Paying for Bush’s War

Over at the Wall Street Journal op-ed pages former W economic adviser Glenn Hubbard is sounding the alarm. “[We] stand on the verge of a very large tax increase” he says, referring the expiration of certain provisions of the 2001 and 2003 legislation known as the Bush tax cuts.

“it would be the largest increase in personal income taxes since World War II. It would be more than twice as large as President Lyndon Johnson’s surcharge to finance the war in Vietnam and the war on poverty.”

This is wrong on multiple levels. One, he’s a little late to the party. Bush already raised taxes. As Milton Friedman taught us (maybe Hubbard missed school that day): when government spends, it taxes. Once the money is spent, the only question is who will pay, and when. Therefore when W launched the Iraq War and kept it going for five years, he raised taxes. He could have collected taxes to pay for it, but he didn’t. He punted. But someone will pay.

There are several ways to pay for government spending.
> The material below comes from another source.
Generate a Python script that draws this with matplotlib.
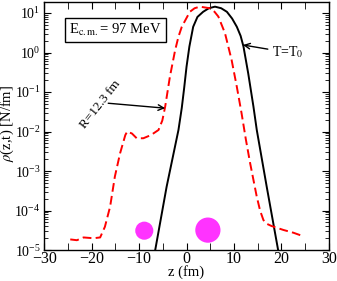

All of them are effectively taxes. Among the options are: a) raise personal income tax rates, or b) impose a surcharge on other government programs. There are many others, but the point is we aren’t talking about increasing taxes or not. We are talking about how to pay for taxes already imposed.

So how will this war effort be financed? Bush and Hubbard favor option “b”. They want to impose a surcharge on other government programs, primarily Medicare and Social Security. How do we know those programs are targeted? For the same reason Bugsy Malone robbed banks, “that’s where the money is”; or as Hubbard puts it

nondefense spending growth needs to be restrained to 2% per year

Indeed. Since inflation will take 3% an healthcare cost are rising 7% “nondefense” spending will be slowly strangled.

Ultimately this isn’t complicated. Either you believe the beneficiaries of social programs should pay for Bush’s War, and in the process weaken the programs themselves. Or you believe its more appropriate for the wealthy to pay for the majority of it. If the latter, then personal income tax rates need to go up. Not to the monumental proportion depicted in Hubbard’s chart. Just to the level they were in the 1990’s, about 9.5% of GDP.